Best Revises Outlook on Italy’s Cattolica; Affirms Ratings

January 26, 2011

A.M. Best Europe – Rating Services Limited has revised the outlook to stable from negative and affirmed the financial strength rating of ‘A’ (Excellent) and the issuer credit rating of “a” of Italy’s Societa Cattolica di Assicurazione – Societa Cooperativa.

The revised outlook reflects the “significant improvement of Cattolica Assicurazioni’s performance in the non-life business,” said Best, noting that the company has “achieved a sustainable level of technical profitability.”

Best also indicated that the turnaround had been accomplished “under persistent challenging conditions in the Italian non-life insurance market. In particular, Cattolica Assicurazioni has been able to report a better than the market average technical performance over the last two years after several years of underperformance. The ratings also reflect the company’s diversified insurance portfolio and its established position as a medium-sized insurer with primary focus on the wealthier north of Italy.”

As offsetting factors Best cited the “uncertainty on the future performance of Cattolica Assicurazioni’s life business and the risk of volatility of its prospective risk-adjusted capitalization, which highly depends on the company’s investment decisions and dividend policy.

“The improvement of Cattolica Assicurazioni’s technical profitability in the non-life insurance business ensues from the decrease of its loss ratio, now in the range of 70 percent-73 percent. It is mainly a result of the change in the product mix coupled with the significant improvements of the company’s claims frequency ratio, which benefits from the geographical distribution of Cattolica Assicurazioni’s business, largely concentrated in the better performing north of Italy.”

On the other hand, Best said it believes that Cattolica Assicurazioni “has margins to improve its expense ratio, which is expected to benefit from its actions aiming at optimizing and simplifying its operations and product distribution.

“Regarding the life business, following the credit crunch and a different risk appetite of the customers, Cattolica Assicurazioni’s portfolio mix changed, as traditional products with minimum guarantees experienced a strong growth to the detriment of linked products. The profitability of Cattolica Assicurazioni’s life business, albeit positive, is negatively affected by the high guarantees (around 4 percent) of the policies within the “old” portfolio.”

Best added that in its opinion, future profitability of the life business is “likely to depend on the enhancement of the company’s asset liability management, especially with regard to interest rates and duration gap. A.M. Best expects Cattolica Assicurazioni to improve its control on the life business portfolio and, in this regard, considers as a positive step the company’s plan to publish the embedded value of its life business within the next two to three years.

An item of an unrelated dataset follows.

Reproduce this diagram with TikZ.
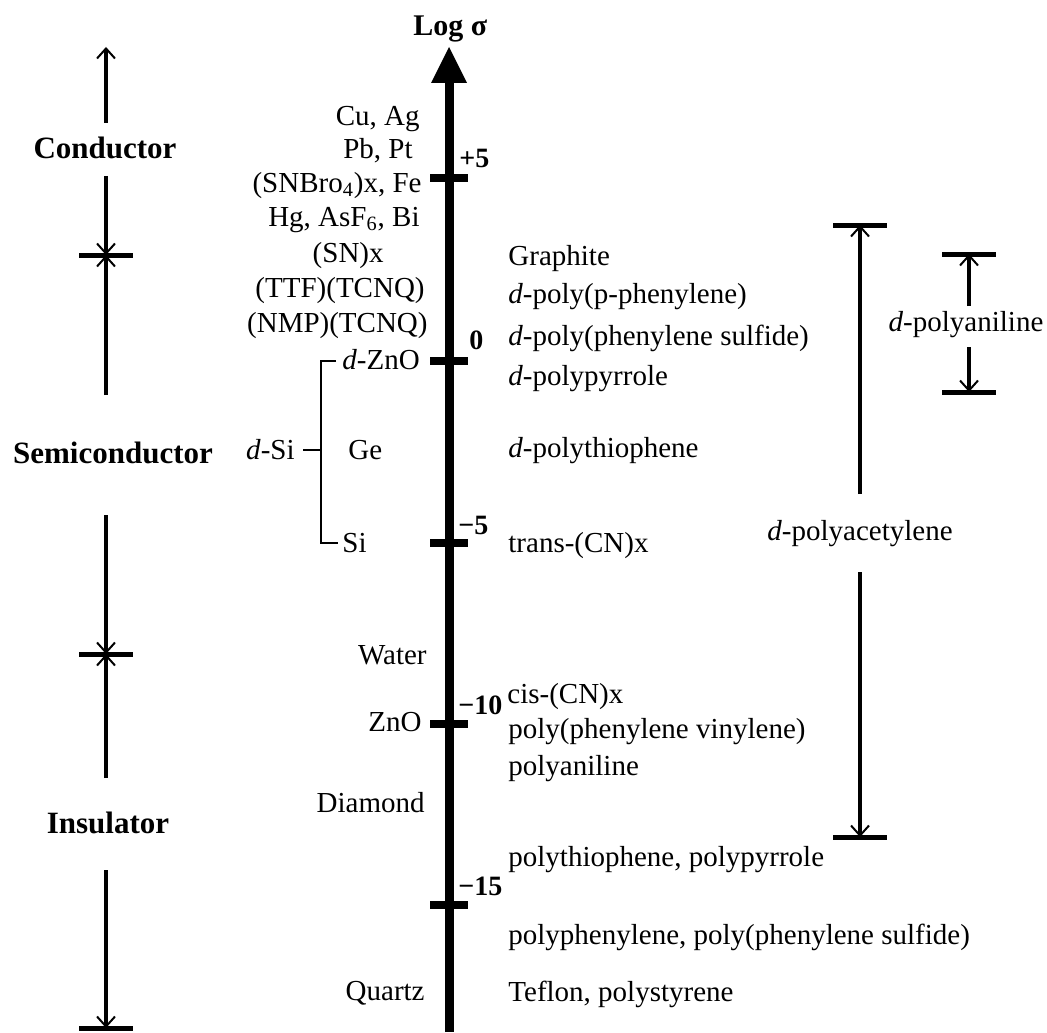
\documentclass[tikz,border=0pt]{standalone}
\usepackage{fontspec}
\setmainfont{Liberation Serif}
\usetikzlibrary{arrows.meta}
\begin{document}
\begin{tikzpicture}[x=0.5pt,y=-0.5pt,
  txt/.style={inner sep=0pt, font=\fontsize{14.5pt}{17pt}\selectfont},
  lbl/.style={inner sep=0pt, font=\fontsize{15.5pt}{18pt}\selectfont\bfseries},
  tlbl/.style={inner sep=0pt, font=\fontsize{14pt}{17pt}\selectfont\bfseries},
  rng/.style={line width=2.25pt, -{Straight Barb[length=5pt,width=9pt,line width=1pt]}},
  endbar/.style={line width=2.5pt},
  axtick/.style={line width=4pt},
  brk/.style={line width=1pt}]
\useasboundingbox (0,0) rectangle (1047,1032);

% ---- main axis ----
\coordinate (axbot) at (449,1032);
\coordinate (axtop) at (449,80);
\draw[line width=4.5pt] (axbot) -- (axtop);
\fill (431,83) -- (449,47) -- (467,83) -- cycle;
\node[tlbl, anchor=base west, font=\fontsize{15pt}{18pt}\selectfont\bfseries] (logs) at (413,36) {Log σ};

% ticks
\foreach \n/\y in {t5/178, t0/361, tm5/543, tm10/724, tm15/905}{
  \coordinate (\n) at (449,\y);
  \draw[axtick] ([xshift=-9.5pt]\n) -- ([xshift=9.5pt]\n);
}
\node[tlbl, anchor=base west] (l5) at (459,168) {+5};
\node[tlbl, anchor=base west] (l0) at (469,349) {0};
\node[tlbl, anchor=base west] (lm5) at (458,534) {−5};
\node[tlbl, anchor=base west] (lm10) at (458,714) {−10};
\node[tlbl, anchor=base west] (lm15) at (458,895) {−15};

% ---- left materials ----
\node[txt, anchor=base east] (cuag) at (420,126) {Cu, Ag};
\node[txt, anchor=base east] (pbpt) at (413,159) {Pb, Pt};
\node[txt, anchor=base east] (snbr) at (422,192) {(SNBro\textsubscript{4})x, Fe};
\node[txt, anchor=base east] (hg) at (420,226) {Hg, AsF\textsubscript{6}, Bi};
\node[txt, anchor=base east] (sn) at (384,262) {(SN)x};
\node[txt, anchor=base east] (ttf) at (425,297) {(TTF)(TCNQ)};
\node[txt, anchor=base east] (nmp) at (428,332) {(NMP)(TCNQ)};
\node[txt, anchor=base west] (dzno) at (342,369) {\textit{d}-ZnO};
\node[txt, anchor=base west] (ge) at (348,459) {Ge};
\node[txt, anchor=base west] (si) at (342,552) {Si};
\node[txt, anchor=base east] (dsi) at (295,459) {\textit{d}-Si};
\node[txt, anchor=base east] (water) at (427,664) {Water};
\node[txt, anchor=base east] (zno) at (422,731) {ZnO};
\node[txt, anchor=base east] (diam) at (425,812) {Diamond};
\node[txt, anchor=base east] (quartz) at (425,1000) {Quartz};

% bracket
\coordinate (brtop) at (336,361);
\coordinate (brbot) at (338,543);
\coordinate (brmid) at (321,450);
\coordinate (brleft) at (303,450);
\draw[brk] (brtop) -- (321,361) -- (321,543) -- (brbot);
\draw[brk] (brleft) -- (brmid);

% ---- right materials ----
\node[txt, anchor=base west] (graph) at (508,265) {Graphite};
\node[txt, anchor=base west] (dppp) at (508,303) {\textit{d}-poly(p-phenylene)};
\node[txt, anchor=base west] (dpps) at (508,345) {\textit{d}-poly(phenylene sulfide)};
\node[txt, anchor=base west] (dppy) at (508,385) {\textit{d}-polypyrrole};
\node[txt, anchor=base west] (dpth) at (508,457) {\textit{d}-polythiophene};
\node[txt, anchor=base west] (trans) at (508,552) {trans-(CN)x};
\node[txt, anchor=base west] (cis) at (507,703) {cis-(CN)x};
\node[txt, anchor=base west] (ppv) at (508,738) {poly(phenylene vinylene)};
\node[txt, anchor=base west] (pani) at (508,775) {polyaniline};
\node[txt, anchor=base west] (pthpy) at (508,866) {polythiophene, polypyrrole};
\node[txt, anchor=base west] (pphps) at (508,944) {polyphenylene, poly(phenylene sulfide)};
\node[txt, anchor=base west] (tefl) at (508,1001) {Teflon, polystyrene};

% ---- left class ranges ----
\node[lbl, anchor=base] (cond) at (105,159) {Conductor};
\node[lbl, anchor=base] (semi) at (113,463) {Semiconductor};
\node[lbl, anchor=base] (insu) at (108,833) {Insulator};

\coordinate (ctop) at (106,47);
\coordinate (ca) at (106,123);
\coordinate (cb) at (106,176);
\coordinate (b1) at (106,255);
\coordinate (sa) at (106,395);
\coordinate (sb) at (106,515);
\coordinate (b2) at (106,654);
\coordinate (ia) at (106,778);
\coordinate (ib) at (106,870);
\coordinate (b3) at (106,1028);
\draw[rng] (ca) -- (ctop);
\draw[rng] (cb) -- (b1);
\draw[rng] (sa) -- (b1);
\draw[rng] (sb) -- (b2);
\draw[rng] (ia) -- (b2);
\draw[rng] (ib) -- (b3);
\foreach \b in {b1,b2,b3}{
  \draw[endbar] ([xshift=-13.5pt]\b) -- ([xshift=13.5pt]\b);
}

% ---- right ranges ----
\node[txt, anchor=base] (dpa) at (860,540) {\textit{d}-polyacetylene};
\coordinate (pa1) at (860,225);
\coordinate (pa2) at (860,837);
\coordinate (paa) at (860,494);
\coordinate (pab) at (860,572);
\draw[rng, line width=2pt] (paa) -- (pa1);
\draw[rng, line width=2pt] (pab) -- (pa2);
\draw[endbar] ([xshift=-13.5pt]pa1) -- ([xshift=13.5pt]pa1);
\draw[endbar] ([xshift=-13.5pt]pa2) -- ([xshift=13.5pt]pa2);

\node[txt, anchor=base] (dpan) at (966,331) {\textit{d}-polyaniline};
\coordinate (pn1) at (969,254);
\coordinate (pn2) at (969,392);
\coordinate (pna) at (969,306);
\coordinate (pnb) at (969,347);
\draw[rng, line width=2pt] (pna) -- (pn1);
\draw[rng, line width=2pt] (pnb) -- (pn2);
\draw[endbar] ([xshift=-13.5pt]pn1) -- ([xshift=13.5pt]pn1);
\draw[endbar] ([xshift=-13.5pt]pn2) -- ([xshift=13.5pt]pn2);
\end{tikzpicture}
\end{document}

“Cattolica Assicurazioni has a wide range of insurance products both in the life and non-life businesses. The major distribution channels are the proprietary agencies for the non-life and the bancassurance channel for the life business. In 2010, the latter was strengthened by the renewal of Cattolica Assicurazioni’s partnerships with UBI Banca and Banca Popolare di Vicenza, both extended until 2020, in addition to the joint venture with ICCREA Banking group launched for the distribution of both life and non-life products.”

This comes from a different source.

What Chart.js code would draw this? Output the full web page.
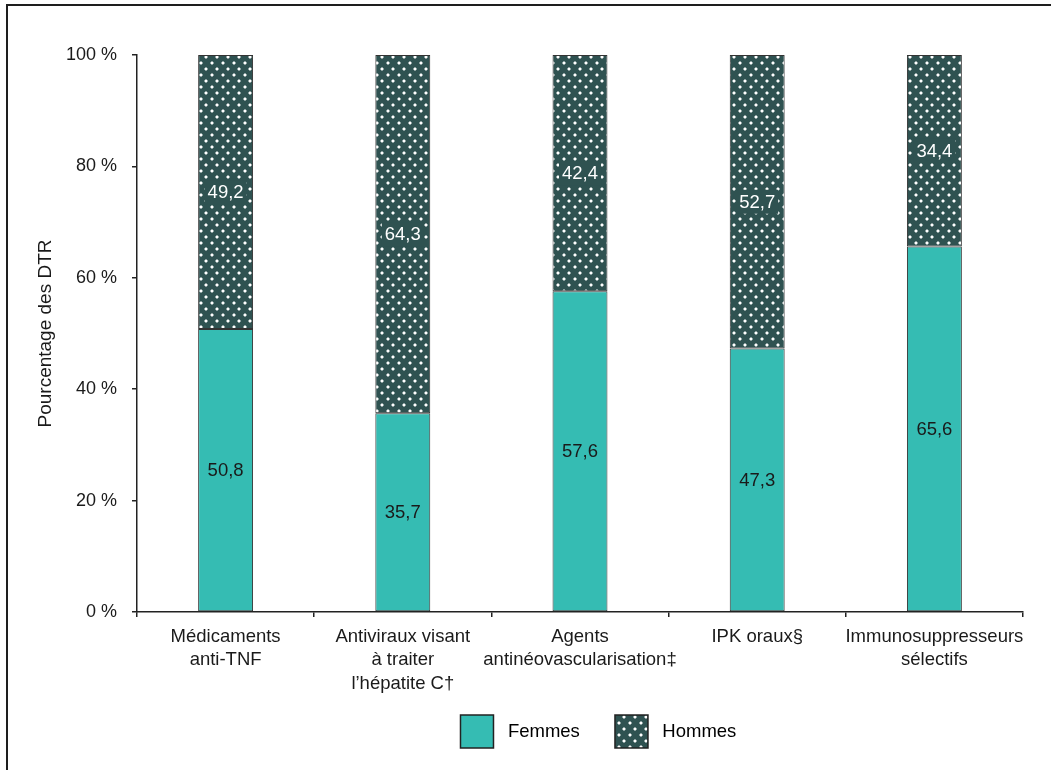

Best also indicated that “Cattolica Assicurazioni’s risk-adjusted capitalization remains in line with the current ratings, although it declined in 2010 due to the impact of the bancassurance deals closed during the year. The impact of these agreements was partly offset by the subordinated loan of€80 million [$110 million] raised to partially finance them.”

Best said it “believes that the prospective level of Cattolica Assicurazioni’s risk-adjusted capitalization will be driven by the investment decisions (either in terms of pursuing acquisition opportunities or implementing a more aggressive investment strategy) and the dividend policy implemented by the company.”